Weaponization Working Group
- Founded: February 5, 2025; 19 months ago
- Director: Vacant

= Weaponization Working Group =

US Department of Justice working group

February 5, 2025 memorandum

The Weaponization Working Group is a working group of the Office of the Attorney General within the United States Department of Justice created in 2025. The working group has received criticism for itself being weaponized as part of a broad use of federal powers against the political opponents of Donald Trump; and for the appointment, actions, and strategy of its director Ed Martin.

==History==
On February 5, 2025, hours after being sworn in as attorney general, Pam Bondi signed a memorandum establishing the Weaponization Working Group to review politicized prosecutions. The working group involved the U.S. Attorney's Office for the District of Columbia, then led on an acting basis by Ed Martin, who praised the January 6 Capitol attack and repeated false claims of fraud in the 2020 presidential election.

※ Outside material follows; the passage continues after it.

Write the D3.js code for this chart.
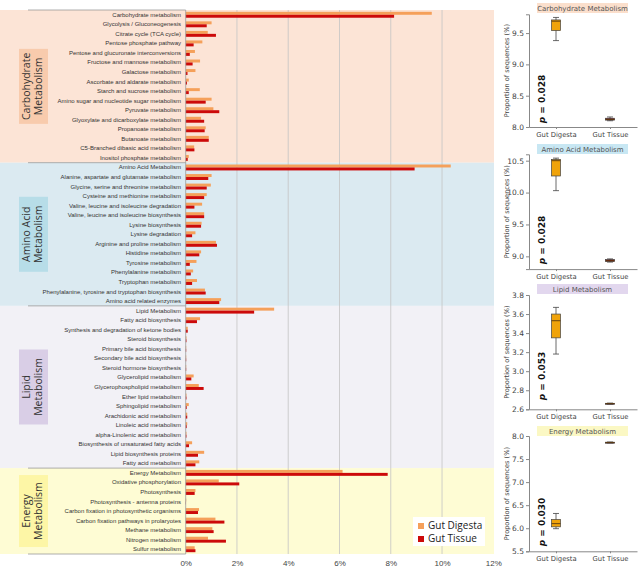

In May 2025, amid pressure from Republicans in the Senate to withdraw Martin's nomination for United States Attorney for the District of Columbia, President Donald Trump announced that Martin would serve as director of the Weaponization Working Group. Martin outlined a strategy to shame individuals who cannot be charged with crimes at a press conference days later. Martin received criticism for breaking Justice Department protocol in his pursuit of Trump's enemies as part of the working group, which legal experts described as being "so outside the bounds that it could undermine any criminal case".

Martin notably accused Fed governor Lisa Cook on social media of being a "crook" and posted an article accusing her of fraud despite there being no formal allegations of wrongdoing at the time. On August 12, Martin wrote a letter to Cook saying it would be seen as "good faith" if she were to resign, later appeared posing for pictures in front of her house in a trench coat for the New York Post, and then went on Fox News to discuss his actions as a prosecutor regarding his allegations against Cook. The New York Times described Martin's actions as having "stoked the base, leading them to believe that the president's perceived enemies, including Ms. James, former President Barack Obama, the former F.B.I. director James B. Comey and the former C.I.A. director John O. Brennan, will soon be punished".

==Organization==
The Weaponization Working Group was initially led by Ed Martin. In July, The New York Times reported that Jared Wise, a former Federal Bureau of Investigation agent who was charged with encouraging January 6 Capitol attack rioters to "kill cops", had become a counselor to Martin. In February 2026, The Washington Post reported that Martin had been demoted as the working group's chair. Wise would resign in April 2026 stating that the goals of the group "will only happen from outside of government."

==Responsibilities==
===Prosecutions against Trump===
Pam Bondi's memorandum tasked the Weaponization Working Group with reviewing prosecutions against Donald Trump prior to his second inauguration, including the Smith special counsel investigation, his prosecution in New York, and the New York business fraud lawsuit against the Trump Organization.

===Other prosecutions===
Bondi's memorandum ordered the working group to review potential "prosecutorial abuse" relating to criminal proceedings in the January 6 Capitol attack, anti-abortion protesters who obstructed access to facilities that perform abortions, and the Federal Bureau of Investigation's alleged targeting of Catholics. According to NBC News, Bondi ordered charges against Michael Kirk Moore, a Utah doctor indicted for allegedly selling fraudulent COVID-19 vaccine cards, to be dismissed after his prosecution was reviewed by the Weaponization Working Group.

==Prosecutions, investigations, and threats ==

Federal criminal indictments have been issued against:
- James Comey
- Letitia James
- John Bolton (investigation began under the first Trump Administration and continued under the Biden Administration)

Adam Schiff was reportedly under federal investigation, with Attorney General Pam Bondi demanding he apologize for serving as an impeachment manager in the first impeachment of Donald Trump.

Prosecutions were threatened against former CIA Director John O. Brennan and former Director of National Intelligence James Clapper.

==Responses==
The establishment of the Weaponization Working Group marked a dramatic effort to utilize the United States federal government against perceived enemies of Donald Trump. Donald Voiret, the special agent who led the Federal Bureau of Investigation's Seattle field office and served as the bureau's attaché to London, criticized the working group as an attempt to politicize the Department of Justice and the Federal Bureau of Investigation.